**WRITTEN REQUEST**
Starting at the first line of the listing below, repeat each line exactly until the line containing "plt.rcParams['font.size'] = 7.2", which you include. Leave out pictures.

**COLLECTED DATA**
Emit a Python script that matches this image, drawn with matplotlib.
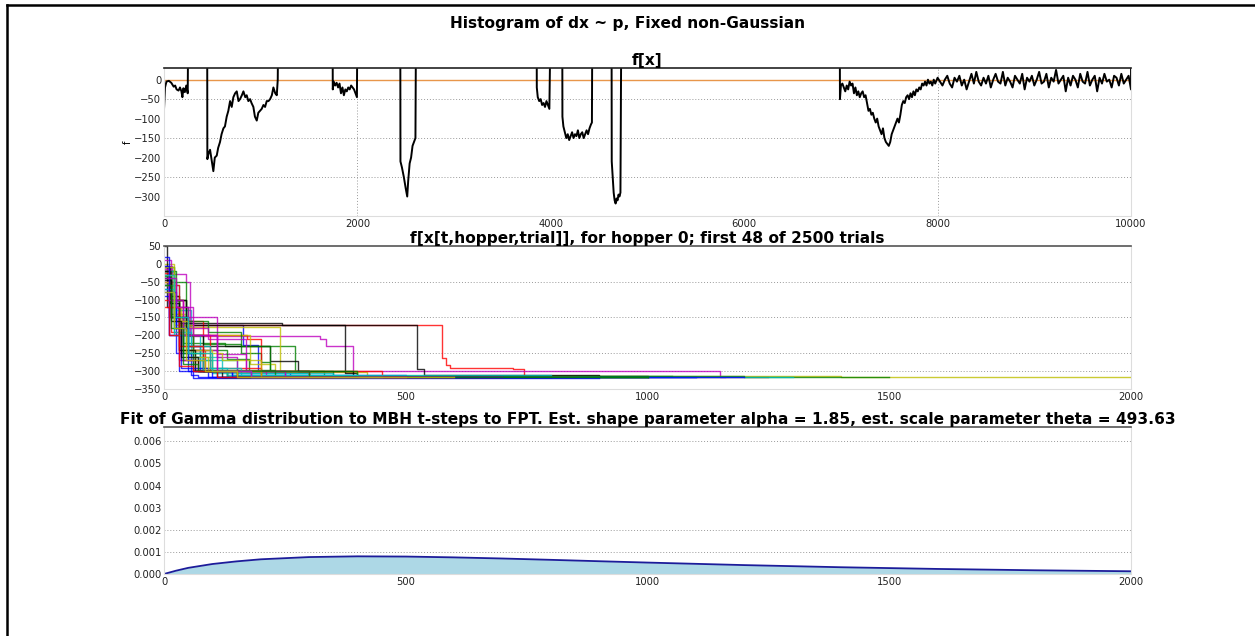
import numpy as np
import matplotlib
matplotlib.use("Agg")
import matplotlib.pyplot as plt
from matplotlib.lines import Line2D

plt.rcParams['font.family'] = 'DejaVu Sans'
plt.rcParams['font.size'] = 7.2

# ---- data: f[x] landscape, segments (gaps go off the top of the plot) ----
GAP = 200
seg_x = [
    [0, 10, 25, 50, 75, 100, 115, 130, 150, 165, 180, 190, 200, 215, 230, 245],
    [448, 460, 476, 495, 510, 525, 545, 560, 579, 595, 614, 630, 648, 665, 683, 700,
     717, 735, 752, 770, 786, 805, 821, 840, 855, 872, 890, 905, 924, 940, 959, 975,
     993, 1010, 1028, 1045, 1062, 1080, 1097, 1115, 1131, 1150, 1166, 1176],
    [1745, 1755, 1770, 1785, 1800, 1815, 1830, 1845, 1860, 1875, 1890, 1905, 1920,
     1935, 1950, 1965, 1980, 1995],
    [2445, 2460, 2480, 2500, 2515, 2525, 2540, 2555, 2570, 2585, 2600],
    [3855, 3865, 3880, 3895, 3910, 3925, 3940, 3955, 3970, 3985],
    [4120, 4130, 4145, 4160, 4175, 4190, 4205, 4220, 4235, 4250, 4265, 4280, 4295,
     4310, 4325, 4340, 4355, 4370, 4385, 4400, 4415, 4425],
    [4630, 4640, 4650, 4660, 4670, 4680, 4690, 4700, 4710, 4720],
    [6990, 7000, 7015, 7030, 7045, 7060, 7075, 7090, 7105, 7120, 7135, 7150, 7165,
     7180, 7195, 7210, 7225, 7240, 7255, 7270, 7285, 7300, 7315, 7330, 7345, 7360,
     7375, 7390, 7405, 7420, 7435, 7450, 7465, 7480, 7495, 7510, 7525, 7540, 7555,
     7570, 7585, 7600, 7615, 7630, 7645, 7660, 7675, 7690, 7705, 7720, 7735, 7750,
     7765, 7780, 7795, 7810, 7825, 7840, 7855, 7870, 7885, 7900, 7915, 7930, 7945, 7960],
]
seg_y = [
    [-75, -20, -5, -3, -8, -18, -15, -25, -28, -20, -30, -45, -22, -32, -15, -35],
    [-204, -190, -180, -210, -235, -200, -195, -175, -160, -140, -125, -120, -95, -80,
     -55, -70, -45, -35, -30, -55, -50, -40, -30, -45, -40, -55, -50, -60, -70, -95,
     -105, -85, -80, -75, -65, -70, -55, -55, -50, -40, -20, -35, -40, 0],
    [-25, -5, -15, -8, -20, -10, -35, -20, -40, -25, -30, -20, -25, -15, -20, -25, -35, -45],
    [-210, -225, -250, -280, -300, -260, -215, -200, -170, -160, -150],
    [-20, -45, -55, -50, -65, -60, -70, -55, -65, -75],
    [-95, -120, -135, -150, -140, -155, -145, -135, -150, -140, -145, -130, -150, -140,
     -135, -150, -140, -130, -140, -125, -115, -110],
    [-210, -250, -290, -310, -318, -305, -310, -295, -300, -290],
    [-50, -15, -10, -20, -30, -15, -25, -5, -15, -10, -35, -20, -40, -30, -45, -35, -30,
     -45, -40, -60, -80, -75, -90, -85, -100, -110, -100, -120, -130, -140, -125, -150,
     -160, -165, -170, -160, -140, -130, -120, -110, -100, -110, -90, -65, -55, -60, -45,
     -40, -50, -35, -45, -30, -40, -25, -30, -20, -25, -10, -15, -5, -15, 0, -10, -5, -15, 0],
]
seg_end = [252, 1183, 2000, 2607, 4000, 4430, 4730, None]

# noisy tail 7975..10000
tail_y = [-10, 5, -5, -15, 0, 10, -10, -20, 5, -5, 10, -15, 0, -25, -5, 15, -10, 20, -5,
          -15, 5, -10, 10, -20, 0, 15, -5, -10, 20, -15, 5, -5, -20, 10, 0, -10, 15, -25,
          5, -5, 10, -15, 0, 20, -10, -5, 15, -20, 5, -5, 25, -10, 0, 10, -30, 5, -15, 10,
          0, -20, 15, -5, -10, 20, -15, 0, 10, -30, 5, -10, 15, -5, 0, -20, 10, 5, -15, 15,
          -10, 0, 10, -25]
tail_x = np.linspace(7975, 10000, len(tail_y))

# ---- data: best-so-far f for 48 trials (t, value) step breakpoints ----
trials = [
    [(0, -20), (10, -110), (25, -172), (163, -226), (195, -300), (260, -316), (1100, -316)],
    [(0, -40), (15, -140), (40, -220), (126, -229), (270, -300), (330, -315), (900, -315)],
    [(0, -10), (12, -100), (40, -160), (60, -172), (575, -262), (583, -282), (592, -290),
     (722, -295), (745, -316), (1250, -316)],
    [(0, -5), (8, -60), (30, -130), (55, -260), (120, -300), (250, -316), (600, -316)],
    [(0, -5), (16, -29), (46, -50), (54, -203), (323, -210), (335, -231), (390, -300),
     (1150, -316), (1160, -316)],
    [(0, 0), (20, -100), (45, -178), (240, -303), (420, -313), (1400, -316), (2000, -316)],
    [(0, 50), (7, -120), (30, -165), (245, -172), (375, -305), (400, -313), (1000, -316)],
    [(0, -30), (10, -150), (30, -200), (60, -300), (90, -317), (1100, -317)],
    [(0, -20), (20, -120), (50, -200), (80, -225), (160, -250), (200, -275), (220, -300),
     (350, -315), (1050, -315)],
    [(0, -50), (20, -150), (50, -160), (80, -198), (171, -210), (200, -300), (300, -316), (800, -316)],
    [(0, -60), (15, -150), (40, -270), (100, -305), (300, -316), (700, -316)],
    [(0, 10), (15, -100), (40, -150), (109, -251), (169, -300), (250, -316), (650, -316)],
    [(0, -20), (10, -90), (30, -200), (177, -280), (230, -300), (400, -316), (750, -316)],
    [(0, -10), (12, -90), (30, -172), (524, -294), (537, -310), (900, -316), (1000, -316)],
    [(0, -80), (15, -150), (40, -230), (75, -300), (140, -310), (500, -316)],
    [(0, -20), (25, -100), (45, -240), (130, -265), (175, -300), (300, -314), (1000, -314),
     (1200, -316), (1500, -316)],
    [(0, -10), (10, -60), (30, -240), (85, -290), (200, -300), (450, -316), (850, -316)],
    [(0, -20), (20, -180), (50, -270), (150, -305), (350, -316), (1300, -316)],
    [(0, -50), (25, -160), (60, -240), (110, -260), (150, -300), (210, -316), (600, -316)],
    [(0, -60), (20, -140), (45, -250), (120, -270), (200, -300), (300, -316), (900, -316)],
    [(0, -30), (15, -150), (50, -230), (220, -273), (278, -300), (390, -316), (800, -316)],
    [(0, 20), (10, -100), (25, -250), (55, -310), (70, -317), (1200, -317)],
    [(0, -10), (20, -50), (45, -160), (90, -190), (160, -230), (220, -300), (400, -316), (1000, -316)],
    [(0, -60), (20, -150), (40, -200), (95, -300), (130, -316), (450, -316)],
    [(0, -40), (20, -130), (45, -200), (75, -290), (130, -310), (400, -316)],
    [(0, -20), (15, -120), (50, -180), (90, -210), (170, -300), (300, -316), (700, -316)],
    [(0, -10), (20, -170), (60, -240), (100, -300), (200, -316), (600, -316)],
    [(0, -40), (15, -100), (45, -200), (80, -300), (150, -316), (500, -316)],
    [(0, -70), (10, -200), (30, -300), (60, -318), (900, -318)],
    [(0, -20), (15, -100), (30, -200), (60, -298), (230, -316), (650, -316)],
    [(0, -100), (15, -190), (35, -270), (70, -300), (150, -316), (500, -316)],
    [(0, -60), (20, -190), (55, -230), (95, -290), (160, -312), (800, -312)],
    [(0, -30), (10, -150), (30, -270), (65, -300), (180, -316), (600, -316)],
    [(0, -50), (15, -120), (35, -240), (65, -300), (150, -316), (400, -316)],
    [(0, -20), (12, -110), (30, -240), (65, -300), (120, -316), (350, -316)],
    [(0, -90), (10, -200), (35, -290), (90, -300), (140, -316), (600, -316)],
    [(0, -35), (15, -150), (40, -250), (80, -300), (130, -316), (500, -316)],
    [(0, -25), (10, -120), (30, -230), (80, -300), (200, -316), (700, -316)],
    [(0, -70), (20, -200), (50, -260), (80, -300), (130, -316), (300, -316)],
    [(0, -15), (10, -100), (40, -200), (110, -300), (250, -316), (550, -316)],
    [(0, -30), (20, -160), (50, -260), (90, -300), (200, -316), (500, -316)],
    [(0, -45), (15, -160), (35, -260), (70, -300), (110, -316), (400, -316)],
    [(0, -5), (10, -80), (25, -180), (50, -300), (100, -316), (700, -316)],
    [(0, -60), (15, -180), (40, -280), (70, -300), (300, -316), (1000, -316)],
    [(0, -120), (10, -200), (30, -285), (60, -300), (110, -316), (350, -316)],
    [(0, -30), (20, -150), (50, -250), (100, -300), (180, -316), (450, -316)],
    [(0, -40), (25, -120), (60, -200), (110, -300), (180, -316), (500, -316)],
    [(0, -80), (20, -180), (45, -270), (85, -300), (150, -316), (600, -316)],
]
trial_colors = ['b', 'g', 'r', 'c', 'm', 'y', 'k']

# ---- data: fitted gamma density ----
fpt_t = [0, 25, 50, 100, 150, 200, 300, 400, 500, 600, 700, 800, 900, 1000,
         1200, 1400, 1600, 1800, 2000]
fpt_pdf = [0.0, 0.00015, 0.000277, 0.000451, 0.000570, 0.000664, 0.000765, 0.000798,
           0.000788, 0.000751, 0.000700, 0.000640, 0.000577, 0.000516, 0.000402,
           0.000305, 0.000228, 0.000168, 0.000123]

alpha_hat = 1.85
theta_hat = 493.63

# ---- figure ----
fig = plt.figure(figsize=(12.55, 6.36), dpi=100)
fig.add_artist(Line2D([0.0056, 0.0056], [0, 0.9921], color='black', lw=1.8))
fig.add_artist(Line2D([0.0056, 1.0], [0.9921, 0.9921], color='black', lw=1.8))
TFS = 11.1
fig.suptitle('Histogram of dx ~ p, Fixed non-Gaussian', fontsize=TFS, fontweight='bold', y=0.975)

dot = (0, (1, 2))
grid_c = '#9a9a9a'


def style(ax, topcol='#555555'):
    for side in ['left', 'right', 'bottom']:
        ax.spines[side].set_color('#dddddd')
        ax.spines[side].set_linewidth(0.8)
    ax.spines['top'].set_color(topcol)
    ax.spines['top'].set_linewidth(1.2)
    ax.tick_params(length=0, pad=2, labelsize=7.2, colors='#222222')


# top: f[x]
ax1 = fig.add_axes([0.1307, 0.6604, 0.7705, 0.2327])
x_all, y_all = [], []
for xs, ys, end in zip(seg_x, seg_y, seg_end):
    if x_all:
        x_all.append(xs[0] - 2)
        y_all.append(GAP)
    x_all += xs
    y_all += ys
    if end is not None:
        x_all.append(end)
        y_all.append(GAP)
x_all += list(tail_x)
y_all += tail_y
x_all.append(10000)
y_all.append(GAP)
for v in [-50, -150, -250]:
    ax1.axhline(v, color=grid_c, lw=0.7, ls=dot, zorder=0)
for v in [2000, 8000]:
    ax1.axvline(v, color=grid_c, lw=0.7, ls=dot, zorder=0)
ax1.axhline(0, color='#e8964a', lw=1.0)
ax1.plot(x_all, y_all, color='black', lw=1.4)
ax1.set_xlim(0, 10000)
ax1.set_ylim(-350, 30)
ax1.set_xticks([0, 2000, 4000, 6000, 8000, 10000])
ax1.set_yticks([0, -50, -100, -150, -200, -250, -300])
ax1.set_yticklabels(['0', '\u221250', '\u2212100', '\u2212150', '\u2212200', '\u2212250', '\u2212300'])
ax1.set_ylabel('f', fontsize=7, labelpad=0.5)
ax1.set_title('f[x]', fontsize=TFS, fontweight='bold', pad=-1.8)
style(ax1, topcol='#222222')

# middle: trials
ax2 = fig.add_axes([0.1307, 0.3884, 0.7705, 0.2248])
for v in [-50, -150, -250, -300]:
    ax2.axhline(v, color=grid_c, lw=0.7, ls=dot, zorder=0)
for i, tr in enumerate(trials):
    t = [p[0] for p in tr]
    v = [p[1] for p in tr]
    ax2.plot(t, v, drawstyle='steps-post', color=trial_colors[i % 7], lw=1.0, alpha=0.8)
ax2.set_xlim(0, 2000)
ax2.set_ylim(-350, 50)
ax2.set_xticks([0, 500, 1000, 1500, 2000])
ax2.set_yticks([50, 0, -50, -100, -150, -200, -250, -300, -350])
ax2.set_yticklabels(['50', '0', '\u221250', '\u2212100', '\u2212150', '\u2212200',
                     '\u2212250', '\u2212300', '\u2212350'])
ax2.set_title('f[x[t,hopper,trial]], for hopper 0; first 48 of 2500 trials',
              fontsize=TFS, fontweight='bold', pad=-2.0)
style(ax2)

# bottom: gamma fit
ax3 = fig.add_axes([0.1307, 0.0975, 0.7705, 0.2313])
for v in [0.006, 0.002, 0.001]:
    ax3.axhline(v, color=grid_c, lw=0.7, ls=dot, zorder=0)
ax3.fill_between(fpt_t, fpt_pdf, color='lightblue', lw=0)
ax3.plot(fpt_t, fpt_pdf, color='#1c1c9a', lw=1.3)
ax3.set_xlim(0, 2000)
ax3.set_ylim(0, 0.00665)
ax3.set_xticks([0, 500, 1000, 1500, 2000])
ax3.set_yticks([0.0, 0.001, 0.002, 0.003, 0.004, 0.005, 0.006])
ax3.set_yticklabels(['0.000', '0.001', '0.002', '0.003', '0.004', '0.005', '0.006'])
ax3.set_title('Fit of Gamma distribution to MBH t-steps to FPT. Est. shape parameter alpha = %.2f, '
              'est. scale parameter theta = %.2f' % (alpha_hat, theta_hat),
              fontsize=TFS, fontweight='bold', pad=-0.5)
style(ax3)

fig.savefig('out.png', dpi=100)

**EXERCISE RESULT**
Emit a Python script that matches this image, drawn with matplotlib.
import numpy as np
import matplotlib
matplotlib.use("Agg")
import matplotlib.pyplot as plt
from matplotlib.lines import Line2D

plt.rcParams['font.family'] = 'DejaVu Sans'
plt.rcParams['font.size'] = 7.2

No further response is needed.